======== MATERIAL

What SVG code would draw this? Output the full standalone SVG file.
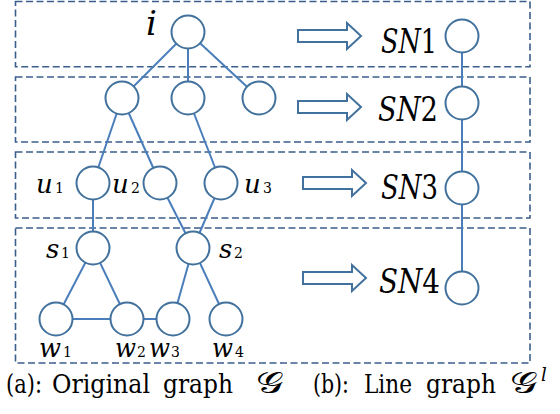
<svg xmlns="http://www.w3.org/2000/svg" width="560" height="414" viewBox="0 0 560 414">
<style>
.box{fill:none;stroke:#3B5E8C;stroke-width:1.6;stroke-dasharray:7 3.5}
.nd{fill:#fff;stroke:#41719C;stroke-width:2}
.ed{stroke:#4A7EBB;stroke-width:2;fill:none}
.ar{fill:#fff;stroke:#41719C;stroke-width:2}
text{font-family:'DejaVu Serif','Liberation Serif',serif;fill:#000}
.it{font-style:italic}
.sub{font-size:14px}
.lbl{font-size:26px}
.sn{font-size:34px}
.cap{font-size:26px}
.cg{font-size:30px}
</style>
<g id="boxes">
<rect class="box" x="15.5" y="1.5" width="514.5" height="65.2"/>
<rect class="box" x="15.5" y="77" width="514.5" height="65"/>
<rect class="box" x="15.5" y="152" width="514.5" height="66"/>
<rect class="box" x="15.5" y="228" width="514.5" height="135"/>
</g>
<g id="connectors">
<line class="ed" x1="188" y1="32" x2="122" y2="98"/>
<line class="ed" x1="188" y1="32" x2="188" y2="98"/>
<line class="ed" x1="188" y1="32" x2="259" y2="98"/>
<line class="ed" x1="122" y1="98" x2="93" y2="183"/>
<line class="ed" x1="122" y1="98" x2="160" y2="183"/>
<line class="ed" x1="188" y1="98" x2="221" y2="183"/>
<line class="ed" x1="93" y1="183" x2="93" y2="248"/>
<line class="ed" x1="160" y1="183" x2="193" y2="248"/>
<line class="ed" x1="221" y1="183" x2="193" y2="248"/>
<line class="ed" x1="93" y1="248" x2="56" y2="319"/>
<line class="ed" x1="93" y1="248" x2="127" y2="319"/>
<line class="ed" x1="56" y1="319" x2="127" y2="319"/>
<line class="ed" x1="127" y1="319" x2="173" y2="319"/>
<line class="ed" x1="193" y1="248" x2="173" y2="319"/>
<line class="ed" x1="193" y1="248" x2="226" y2="319"/>
<line class="ed" x1="462" y1="36" x2="462" y2="287"/>
</g>
<g id="arrows">
<path class="ar" d="M298 30H347V23L361 36L347 49V42H298Z"/>
<path class="ar" d="M298 101H347V94L361 107L347 120V113H298Z"/>
<path class="ar" d="M303 177H352V170L366 183L352 196V189H303Z"/>
<path class="ar" d="M303 272H352V265L366 278L352 291V284H303Z"/>
</g>
<g id="node-i"><circle class="nd" cx="188" cy="32" r="16.5"/><text class="it" x="146" y="35" font-size="34">i</text></g>
<g id="node-a"><circle class="nd" cx="122" cy="98" r="16.5"/></g>
<g id="node-b"><circle class="nd" cx="188" cy="98" r="16.5"/></g>
<g id="node-c"><circle class="nd" cx="259" cy="98" r="16.5"/></g>
<g id="node-u1"><circle class="nd" cx="93" cy="183" r="16.5"/><text class="it lbl" x="36" y="193">u</text><text class="sub" x="55" y="193">1</text></g>
<g id="node-u2"><circle class="nd" cx="160" cy="183" r="16.5"/><text class="it lbl" x="112" y="193">u</text><text class="sub" x="131" y="193">2</text></g>
<g id="node-u3"><circle class="nd" cx="221" cy="183" r="16.5"/><text class="it lbl" x="244" y="193">u</text><text class="sub" x="263" y="193">3</text></g>
<g id="node-s1"><circle class="nd" cx="93" cy="248" r="16.5"/><text class="it lbl" x="46" y="258">s</text><text class="sub" x="61" y="258">1</text></g>
<g id="node-s2"><circle class="nd" cx="193" cy="248" r="16.5"/><text class="it lbl" x="219" y="258">s</text><text class="sub" x="234" y="258">2</text></g>
<g id="node-w1"><circle class="nd" cx="56" cy="319" r="16.5"/><text class="it lbl" x="39" y="357" textLength="22" lengthAdjust="spacingAndGlyphs">w</text><text class="sub" x="63" y="357">1</text></g>
<g id="node-w2"><circle class="nd" cx="127" cy="319" r="16.5"/><text class="it lbl" x="115" y="357" textLength="21" lengthAdjust="spacingAndGlyphs">w</text><text class="sub" x="137" y="357">2</text></g>
<g id="node-w3"><circle class="nd" cx="173" cy="319" r="16.5"/><text class="it lbl" x="149" y="357" textLength="21" lengthAdjust="spacingAndGlyphs">w</text><text class="sub" x="171" y="357">3</text></g>
<g id="node-w4"><circle class="nd" cx="226" cy="319" r="16.5"/><text class="it lbl" x="212" y="357" textLength="21" lengthAdjust="spacingAndGlyphs">w</text><text class="sub" x="235" y="357">4</text></g>
<g id="node-SN1"><circle class="nd" cx="462" cy="36" r="16.5"/><text class="sn" x="381" y="53" textLength="56" lengthAdjust="spacingAndGlyphs"><tspan font-style="italic">SN</tspan>1</text></g>
<g id="node-SN2"><circle class="nd" cx="462" cy="103" r="16.5"/><text class="sn" x="378" y="121" textLength="60" lengthAdjust="spacingAndGlyphs"><tspan font-style="italic">SN</tspan>2</text></g>
<g id="node-SN3"><circle class="nd" cx="462" cy="188" r="16.5"/><text class="sn" x="381" y="199" textLength="57" lengthAdjust="spacingAndGlyphs"><tspan font-style="italic">SN</tspan>3</text></g>
<g id="node-SN4"><circle class="nd" cx="462" cy="288" r="16.5"/><text class="sn" x="379" y="293" textLength="61" lengthAdjust="spacingAndGlyphs"><tspan font-style="italic">SN</tspan>4</text></g>
<g id="captions">
<text class="cap" x="6" y="393" textLength="36" lengthAdjust="spacingAndGlyphs">(a):</text>
<text class="cap" x="52" y="393" textLength="98" lengthAdjust="spacingAndGlyphs">Original</text>
<text class="cap" x="163" y="393" textLength="70" lengthAdjust="spacingAndGlyphs">graph</text>
<text class="cap cg" x="256" y="393" textLength="27" lengthAdjust="spacingAndGlyphs">𝒢</text>
<text class="cap" x="313" y="393" textLength="36" lengthAdjust="spacingAndGlyphs">(b):</text>
<text class="cap" x="364" y="393" textLength="48" lengthAdjust="spacingAndGlyphs">Line</text>
<text class="cap" x="426" y="393" textLength="70" lengthAdjust="spacingAndGlyphs">graph</text>
<text class="cap cg" x="510" y="393" textLength="27" lengthAdjust="spacingAndGlyphs">𝒢</text>
<text class="it" x="541" y="381" font-size="18">l</text>
</g>
</svg>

================

PROBLEM: Restate the whole listing above exactly, please, omitting every image.

RESPONSE TO THE TASK:
What SVG code would draw this? Output the full standalone SVG file.
<svg xmlns="http://www.w3.org/2000/svg" width="560" height="414" viewBox="0 0 560 414">
<style>
.box{fill:none;stroke:#3B5E8C;stroke-width:1.6;stroke-dasharray:7 3.5}
.nd{fill:#fff;stroke:#41719C;stroke-width:2}
.ed{stroke:#4A7EBB;stroke-width:2;fill:none}
.ar{fill:#fff;stroke:#41719C;stroke-width:2}
text{font-family:'DejaVu Serif','Liberation Serif',serif;fill:#000}
.it{font-style:italic}
.sub{font-size:14px}
.lbl{font-size:26px}
.sn{font-size:34px}
.cap{font-size:26px}
.cg{font-size:30px}
</style>
<g id="boxes">
<rect class="box" x="15.5" y="1.5" width="514.5" height="65.2"/>
<rect class="box" x="15.5" y="77" width="514.5" height="65"/>
<rect class="box" x="15.5" y="152" width="514.5" height="66"/>
<rect class="box" x="15.5" y="228" width="514.5" height="135"/>
</g>
<g id="connectors">
<line class="ed" x1="188" y1="32" x2="122" y2="98"/>
<line class="ed" x1="188" y1="32" x2="188" y2="98"/>
<line class="ed" x1="188" y1="32" x2="259" y2="98"/>
<line class="ed" x1="122" y1="98" x2="93" y2="183"/>
<line class="ed" x1="122" y1="98" x2="160" y2="183"/>
<line class="ed" x1="188" y1="98" x2="221" y2="183"/>
<line class="ed" x1="93" y1="183" x2="93" y2="248"/>
<line class="ed" x1="160" y1="183" x2="193" y2="248"/>
<line class="ed" x1="221" y1="183" x2="193" y2="248"/>
<line class="ed" x1="93" y1="248" x2="56" y2="319"/>
<line class="ed" x1="93" y1="248" x2="127" y2="319"/>
<line class="ed" x1="56" y1="319" x2="127" y2="319"/>
<line class="ed" x1="127" y1="319" x2="173" y2="319"/>
<line class="ed" x1="193" y1="248" x2="173" y2="319"/>
<line class="ed" x1="193" y1="248" x2="226" y2="319"/>
<line class="ed" x1="462" y1="36" x2="462" y2="287"/>
</g>
<g id="arrows">
<path class="ar" d="M298 30H347V23L361 36L347 49V42H298Z"/>
<path class="ar" d="M298 101H347V94L361 107L347 120V113H298Z"/>
<path class="ar" d="M303 177H352V170L366 183L352 196V189H303Z"/>
<path class="ar" d="M303 272H352V265L366 278L352 291V284H303Z"/>
</g>
<g id="node-i"><circle class="nd" cx="188" cy="32" r="16.5"/><text class="it" x="146" y="35" font-size="34">i</text></g>
<g id="node-a"><circle class="nd" cx="122" cy="98" r="16.5"/></g>
<g id="node-b"><circle class="nd" cx="188" cy="98" r="16.5"/></g>
<g id="node-c"><circle class="nd" cx="259" cy="98" r="16.5"/></g>
<g id="node-u1"><circle class="nd" cx="93" cy="183" r="16.5"/><text class="it lbl" x="36" y="193">u</text><text class="sub" x="55" y="193">1</text></g>
<g id="node-u2"><circle class="nd" cx="160" cy="183" r="16.5"/><text class="it lbl" x="112" y="193">u</text><text class="sub" x="131" y="193">2</text></g>
<g id="node-u3"><circle class="nd" cx="221" cy="183" r="16.5"/><text class="it lbl" x="244" y="193">u</text><text class="sub" x="263" y="193">3</text></g>
<g id="node-s1"><circle class="nd" cx="93" cy="248" r="16.5"/><text class="it lbl" x="46" y="258">s</text><text class="sub" x="61" y="258">1</text></g>
<g id="node-s2"><circle class="nd" cx="193" cy="248" r="16.5"/><text class="it lbl" x="219" y="258">s</text><text class="sub" x="234" y="258">2</text></g>
<g id="node-w1"><circle class="nd" cx="56" cy="319" r="16.5"/><text class="it lbl" x="39" y="357" textLength="22" lengthAdjust="spacingAndGlyphs">w</text><text class="sub" x="63" y="357">1</text></g>
<g id="node-w2"><circle class="nd" cx="127" cy="319" r="16.5"/><text class="it lbl" x="115" y="357" textLength="21" lengthAdjust="spacingAndGlyphs">w</text><text class="sub" x="137" y="357">2</text></g>
<g id="node-w3"><circle class="nd" cx="173" cy="319" r="16.5"/><text class="it lbl" x="149" y="357" textLength="21" lengthAdjust="spacingAndGlyphs">w</text><text class="sub" x="171" y="357">3</text></g>
<g id="node-w4"><circle class="nd" cx="226" cy="319" r="16.5"/><text class="it lbl" x="212" y="357" textLength="21" lengthAdjust="spacingAndGlyphs">w</text><text class="sub" x="235" y="357">4</text></g>
<g id="node-SN1"><circle class="nd" cx="462" cy="36" r="16.5"/><text class="sn" x="381" y="53" textLength="56" lengthAdjust="spacingAndGlyphs"><tspan font-style="italic">SN</tspan>1</text></g>
<g id="node-SN2"><circle class="nd" cx="462" cy="103" r="16.5"/><text class="sn" x="378" y="121" textLength="60" lengthAdjust="spacingAndGlyphs"><tspan font-style="italic">SN</tspan>2</text></g>
<g id="node-SN3"><circle class="nd" cx="462" cy="188" r="16.5"/><text class="sn" x="381" y="199" textLength="57" lengthAdjust="spacingAndGlyphs"><tspan font-style="italic">SN</tspan>3</text></g>
<g id="node-SN4"><circle class="nd" cx="462" cy="288" r="16.5"/><text class="sn" x="379" y="293" textLength="61" lengthAdjust="spacingAndGlyphs"><tspan font-style="italic">SN</tspan>4</text></g>
<g id="captions">
<text class="cap" x="6" y="393" textLength="36" lengthAdjust="spacingAndGlyphs">(a):</text>
<text class="cap" x="52" y="393" textLength="98" lengthAdjust="spacingAndGlyphs">Original</text>
<text class="cap" x="163" y="393" textLength="70" lengthAdjust="spacingAndGlyphs">graph</text>
<text class="cap cg" x="256" y="393" textLength="27" lengthAdjust="spacingAndGlyphs">𝒢</text>
<text class="cap" x="313" y="393" textLength="36" lengthAdjust="spacingAndGlyphs">(b):</text>
<text class="cap" x="364" y="393" textLength="48" lengthAdjust="spacingAndGlyphs">Line</text>
<text class="cap" x="426" y="393" textLength="70" lengthAdjust="spacingAndGlyphs">graph</text>
<text class="cap cg" x="510" y="393" textLength="27" lengthAdjust="spacingAndGlyphs">𝒢</text>
<text class="it" x="541" y="381" font-size="18">l</text>
</g>
</svg>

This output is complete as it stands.